On the contribution of remote sensing-based calibration to model
multiple hydrological variables
Abstract
The accuracy of hydrological model predictions is limited by
uncertainties in model structure and parameterization, and observations
used for calibration, validation and model forcing. Conventionally,
calibration is performed with discharge estimates. However, the internal
processes in the model might be misrepresented, i.e., the model might be
getting the “right results for the wrong reasons”, which compromises
model reliability. An alternative is to calibrate the model parameters
with remote sensing (RS) observations of the water cycle. Previous
studies highlighted its potential to improve discharge estimates, but
put much less effort on investigating other variables of the water
cycle. In this study, we analyzed in detail the contribution of five
different RS-based variables (water level (h) from Jason-2, flood extent
(A) from ALOS-PALSAR, terrestrial water storage (TWS) anomalies from
GRACE, evapotranspiration (ET) from MOD16 and soil moisture (W) from
SMOS) to calibrate a hydrological-hydrodynamic model for a tropical
study region with floodplains in the Amazon basin. Calibration with TWS,
ET, W, and h+W were able to improve discharge estimates by around 16%
to 48%. Water cycle representation was also improved (e.g., calibration
with h improved not only h estimates but also A, TWS and ET).

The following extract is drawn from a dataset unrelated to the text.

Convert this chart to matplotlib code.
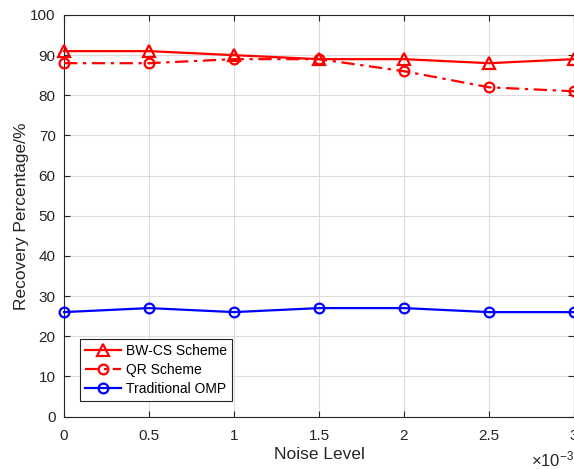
import matplotlib
matplotlib.use("Agg")
import matplotlib.pyplot as plt

plt.rcParams['font.family'] = ['Liberation Sans', 'DejaVu Sans']
plt.rcParams['mathtext.fontset'] = 'custom'
plt.rcParams['mathtext.rm'] = 'Liberation Sans'
plt.rcParams['mathtext.it'] = 'Liberation Sans'

# Noise level in units of 1e-3
noise = [0, 0.5, 1, 1.5, 2, 2.5, 3]
bwcs = [91, 91, 90, 89, 89, 88, 89]
qr = [88, 88, 89, 89, 86, 82, 81]
omp = [26, 27, 26, 27, 27, 26, 26]
xticks = [0, 0.5, 1, 1.5, 2, 2.5, 3]
xticklabels = ['0', '0.5', '1', '1.5', '2', '2.5', '3']
yticks = list(range(0, 101, 10))

fig = plt.figure(figsize=(5.74, 4.69), dpi=100)
ax = fig.add_axes([64/574, 52.5/469, 510/574, 401.5/469])

ax.plot(noise, bwcs, '-', color='red', lw=1.6, marker='^', ms=8.5,
        mfc='none', mew=1.6, label='BW-CS Scheme', clip_on=False, zorder=3)
ax.plot(noise, qr, color='red', lw=1.6, marker='o', ms=7, linestyle=(0, (6, 2.5, 1.5, 2.5)),
        mfc='none', mew=1.6, label='QR Scheme', clip_on=False, zorder=3)
ax.plot(noise, omp, '-', color='blue', lw=1.6, marker='o', ms=7,
        mfc='none', mew=1.6, label='Traditional OMP', clip_on=False, zorder=3)

ax.set_xlim(0, 3)
ax.set_ylim(0, 100)
ax.set_xticks(xticks)
ax.set_xticklabels(xticklabels)
ax.set_yticks(yticks)
ax.grid(True, color='#dcdcdc', lw=0.8)
ax.set_axisbelow(True)
ax.tick_params(direction='in', top=True, right=True, labelsize=11,
               colors='#262626', length=4, width=0.8)
ax.tick_params(axis='y', pad=6)
ax.tick_params(axis='x', pad=9)
for s in ax.spines.values():
    s.set_color('#262626')
    s.set_linewidth(0.8)

ax.set_xlabel('Noise Level', fontsize=12.5, color='#262626', labelpad=3)
ax.set_ylabel('Recovery Percentage/%', fontsize=12.5, color='#262626', labelpad=1)

fig.text(1.0, 0.0, r'$\times10^{-3}$', ha='right', va='bottom',
         fontsize=12, color='#262626')

leg = ax.legend(loc='lower left', bbox_to_anchor=(0.031, 0.039),
                fontsize=10, frameon=True, fancybox=False,
                edgecolor='#262626', framealpha=1, borderpad=0.35,
                handlelength=2.6, handletextpad=0.4, labelspacing=0.35,
                borderaxespad=0)
leg.get_frame().set_linewidth(0.8)

fig.savefig('out.png', dpi=100)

By
analyzing differing calibration setups, a consistent selection of
complementary variables for model calibration resulted in better
performances than incorporating all RS variables into the calibration.
By looking at multiple RS observations of the water cycle, we were able
to found inconsistencies in model structure and parameterization, which
would remain unknown if only discharge observations were considered.